The Post Office could seriously improve financial inclusion and deliver significant benefits to many communities without becoming a bank.
One of the strongest arguments in favour of electronic payments is the moral one. Electronic payments are good for society. The cost of non-cash payments is high, and the yoke falls on the shoulders of the poor.
The average annual income for an “unbanked” family is $25,500, and about 10 percent of that income, or $2,412, goes to fees and interest for gaining access to credit or other financial services.[From The Post Office Banks on the Poor – NYTimes.com]
The same is true in the UK, where the natural evolution of retail banking is seeing branches fall by the wayside on their way to becoming vestigial appendices of a pre-online world. Yet the lack of physical presence is not without controversy.
Branch closures are hugely controversial and over many years numerous communities have waged high-profile campaigns to halt the withdrawal of banks from their high streets. Such campaigns have largely failed, with thousands of branches closing.[From Do banks have a duty to keep branches open? – Telegraph]
Now, while at heart a running dog lackey of capitalism, I am not entirely insensitive to these issues. There are a great many communities (my sister lives in one) where there are no nearby bank branches and the Post Office is a valued connection to the economic system. Rather than bully banks to keep money-losing branches open to serve money-losing customers via money-losing ATMs, then, an alternative that has been discussed many times is to use Post Offices instead. By adding financial services businesses, Post Offices might themselves be more viable and stay a vital bond in many and varied communities. But Post Offices get robbed. They need expensive security and armoured trucks to deliver and remove cash. They need safety glass and panic alarms and counter space for tills and all the rest of it. Consequently running Post Offices as bank branches seems infeasible.
But if you take paper and metal out of the equation, everything changes. The local Post Office then becomes an obvious front-end for banking services, an agent for a variety of financial services providers. If Barclays are going to offer Remote Deposit Capture (as an obvious example) then why not let the local postie use his mobile phone to scan cheques in for people who still want to use them: the elderly, non-technology savvy tradespeople and so forth. In fact, why not go further and let the Post Office offer its own accounts.
A recent white paper by the U.S. Postal Service’s Office of the Inspector General floated the idea of introducing postal banking services as a means of expanding financial inclusion[From Postal Banking: Maybe Not So Crazy After All – Bank Think Article – American Banker]
I don’t think this is a crazy idea at all. I think it makes sense to look at using the Post Office in this way. But does the Post Office need to be a bank to do this? Why have the burden of banking regulation when what the unbanked want is simple payment accounts, the kind of near-banking service that can be delivered effectively through a widespread, established agent network reaching into almost all communities.

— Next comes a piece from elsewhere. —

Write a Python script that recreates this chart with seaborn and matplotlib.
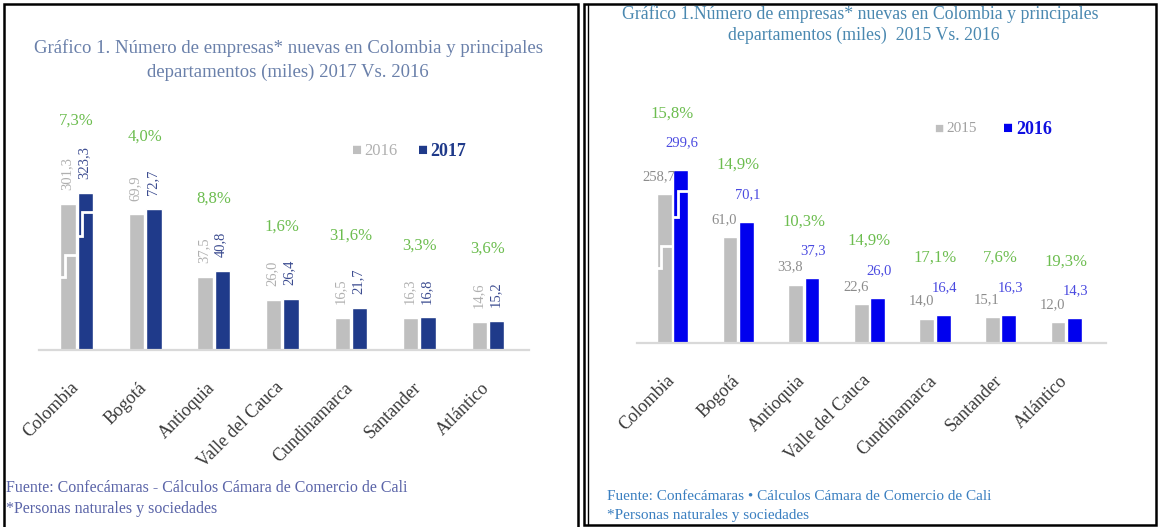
import numpy as np
import pandas as pd
import matplotlib
matplotlib.use("Agg")
import matplotlib.pyplot as plt
import seaborn as sns
from matplotlib.patches import Rectangle
from matplotlib.lines import Line2D
from matplotlib.transforms import ScaledTranslation

# ---------------- data ----------------
departments = ["Colombia", "Bogotá", "Antioquia", "Valle del Cauca",
               "Cundinamarca", "Santander", "Atlántico"]

left_years = ["2016", "2017"]
left_2016 = [301.3, 69.9, 37.5, 26.0, 16.5, 16.3, 14.6]
left_2017 = [323.3, 72.7, 40.8, 26.4, 21.7, 16.8, 15.2]
left_growth = ["7,3%", "4,0%", "8,8%", "1,6%", "31,6%", "3,3%", "3,6%"]

right_years = ["2015", "2016"]
right_2015 = [258.7, 61.0, 33.8, 22.6, 14.0, 15.1, 12.0]
right_2016 = [299.6, 70.1, 37.3, 26.0, 16.4, 16.3, 14.3]
right_growth = ["15,8%", "14,9%", "10,3%", "14,9%", "17,1%", "7,6%", "19,3%"]

left_title = ("Gráfico 1. Número de empresas* nuevas en Colombia y principales\n"
              "departamentos (miles) 2017 Vs. 2016")
right_title_1 = "Gráfico 1.Número de empresas* nuevas en Colombia y principales"
right_title_2 = "departamentos (miles)  2015 Vs. 2016"
left_source = "Fuente: Confecámaras - Cálculos Cámara de Comercio de Cali"
right_source = "Fuente: Confecámaras • Cálculos Cámara de Comercio de Cali"
note = "*Personas naturales y sociedades"

# Colombia bars are shown on a compressed (broken) axis in the reference
left_colombia_divisor = 4
right_colombia_divisor = 3

# ---------------- style ----------------
sns.set_theme(style="white")
SERIF = ["Liberation Serif", "DejaVu Sans"]
plt.rcParams["font.family"] = SERIF

W, H = 1160, 527
fig = plt.figure(figsize=(W / 100, H / 100), dpi=100)
fig.patch.set_facecolor("white")


def px(x, y):
    return x / W, 1 - y / H


def draw_panel(rect, years, a_vals, b_vals, growth, divisor, colors,
               label_colors, ymax, vertical_labels, pct_offset):
    ax = fig.add_axes(rect)
    df = pd.DataFrame({
        "dept": departments * 2,
        "year": [years[0]] * len(departments) + [years[1]] * len(departments),
        "value": a_vals + b_vals,
    })
    df["shown"] = np.where(df["dept"] == departments[0],
                           df["value"] / divisor, df["value"])
    sns.barplot(data=df, x="dept", y="shown", hue="year", palette=colors,
                width=0.5, gap=0.1, saturation=1, legend=False, ax=ax)
    ax.set_xlim(-0.55, 6.6)
    ax.set_ylim(0, ymax)
    ax.set_xlabel("")
    ax.set_ylabel("")
    ax.set_yticks([])
    for s in ["top", "left", "right"]:
        ax.spines[s].set_visible(False)
    ax.spines["bottom"].set_color("#d9d9d9")
    ax.spines["bottom"].set_linewidth(1.6)
    ax.set_facecolor("white")
    ax.tick_params(axis="x", length=0, pad=21)
    ax.set_xticks(range(len(departments)))
    ax.set_xticklabels(departments, rotation=45, ha="right",
                       rotation_mode="anchor", fontsize=13, color="#3a3a3a")
    shift = ScaledTranslation(-7 / 100, 0, fig.dpi_scale_trans)
    for lab in ax.get_xticklabels():
        lab.set_transform(lab.get_transform() + shift)

    series_vals = [a_vals, b_vals]
    for k, cont in enumerate(ax.containers):
        for i, bar in enumerate(cont):
            cx = bar.get_x() + bar.get_width() / 2
            top = bar.get_height()
            txt = f"{series_vals[k][i]:.1f}".replace(".", ",")
            if vertical_labels:
                ax.annotate(txt, (cx, top), xytext=(-1, 10),
                            textcoords="offset points", rotation=90,
                            ha="center", va="bottom", fontsize=10.5,
                            color=label_colors[k])
            else:
                dx, dy = (-4, 8) if k == 0 else (1, 15)
                ax.annotate(txt, (cx, top), xytext=(dx, dy),
                            textcoords="offset points", ha="center",
                            va="bottom", fontsize=10.5, color=label_colors[k])
        # broken-axis marks on the Colombia bars
        bar = cont[0]
        x0, w, h = bar.get_x(), bar.get_width(), bar.get_height()
        lo, hi = (0.5, 0.65) if k == 0 else (0.73, 0.88)
        ax.plot([x0, x0 + 0.3 * w, x0 + 0.3 * w, x0 + w],
                [lo * h, lo * h, hi * h, hi * h], color="white", lw=2,
                solid_joinstyle="miter")

    for i, bar in enumerate(ax.containers[1]):
        ax.annotate(growth[i], (i, bar.get_height()), xytext=(0, pct_offset),
                    textcoords="offset points", ha="center", va="center",
                    fontsize=12, color="#6cbd4f")
    return ax


# left panel (2016 vs 2017)
draw_panel([39 / W, (H - 350) / H, 490 / W, 240 / H], left_years,
           left_2016, left_2017, left_growth, left_colombia_divisor,
           ["#bfbfbf", "#1f3a8a"], ["#b0b0b0", "#3c4c90"],
           240 / 1.94, True, 52)

# right panel (2015 vs 2016)
draw_panel([636.5 / W, (H - 343) / H, 469 / W, 243 / H], right_years,
           right_2015, right_2016, right_growth, right_colombia_divisor,
           ["#bfbfbf", "#0000ee"], ["#8c8c8c", "#4a4ae0"],
           243 / 1.73, False, 41)

# titles
fig.text(*px(288, 60), left_title, ha="center", va="center", fontsize=13.5,
         color="#6a80aa", linespacing=1.45)
fig.text(*px(622, 14), right_title_1, ha="left", va="center", fontsize=12.8,
         color="#4a88b0")
fig.text(*px(728, 35), right_title_2, ha="left", va="center", fontsize=12.8,
         color="#4a88b0")

# legends
fig.text(*px(352, 151), "■", ha="left", va="center", fontsize=12,
         color="#bfbfbf", family=SERIF)
fig.text(*px(364, 151), "2016", ha="left", va="center", fontsize=12,
         color="#b0b0b0")
fig.text(*px(418, 151), "■", ha="left", va="center", fontsize=12,
         color="#1f3a8a", family=SERIF)
fig.text(*px(430, 151), "2017", ha="left", va="center", fontsize=13,
         color="#1f3a8a", fontweight="bold")
fig.text(*px(934, 129), "■", ha="left", va="center", fontsize=11,
         color="#bfbfbf", family=SERIF)
fig.text(*px(946, 129), "2015", ha="left", va="center", fontsize=11,
         color="#a0a0a0")
fig.text(*px(1003, 129), "■", ha="left", va="center", fontsize=12,
         color="#0000ee", family=SERIF)
fig.text(*px(1016, 129), "2016", ha="left", va="center", fontsize=13,
         color="#1010e0", fontweight="bold")

# sources
fig.text(*px(6, 488), left_source, ha="left", va="center", fontsize=11.5,
         color="#5a64a8")
fig.text(*px(6, 509), note, ha="left", va="center", fontsize=11.5,
         color="#5a64a8")
fig.text(*px(607, 496), right_source, ha="left", va="center", fontsize=11,
         color="#3a7fc0")
fig.text(*px(607, 516), note, ha="left", va="center", fontsize=11,
         color="#3a7fc0")

# panel frames
fig.add_artist(Rectangle(px(4, 530), (578 - 4) / W, (530 - 4) / H,
                         transform=fig.transFigure, fill=False,
                         ec="black", lw=1.8))
fig.add_artist(Rectangle(px(584, 525), (1156 - 584) / W, (525 - 4) / H,
                         transform=fig.transFigure, fill=False,
                         ec="black", lw=1.8))
fig.add_artist(Line2D([588 / W, 588 / W], [1 - 525 / H, 1 - 4 / H],
                      transform=fig.transFigure, color="black", lw=1))

fig.savefig("out.png", dpi=100, facecolor="white")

In the UK, the Post Office would not need to become a bank or partner with one as it does now. The Post Office could, and should, obtain a Payment Institution (PI) licence and an Electronic Money licence (ELMI) and then do something like the Amex/Walmart Bluebird scheme in the US. Or something like the T-Mobile “checking account”. Or something like the Telefonica O2 Money proposition in the UK. Create a near-bank. It would be a small step for them to then issue their own pre-paid companion card and a smartphone app for the more technologically-sophisticted consumers (so they can transfer money to others, thus reducing their need to obtain cash at all), mutating the old Post Office Card into an open-loop, contactless token fit for the modern world.
This kind of organisation could cost-effectively serve a mass of people who don’t need current accounts and the cost base that comes with them, much to the benefit of the both the banks and the underserved customers.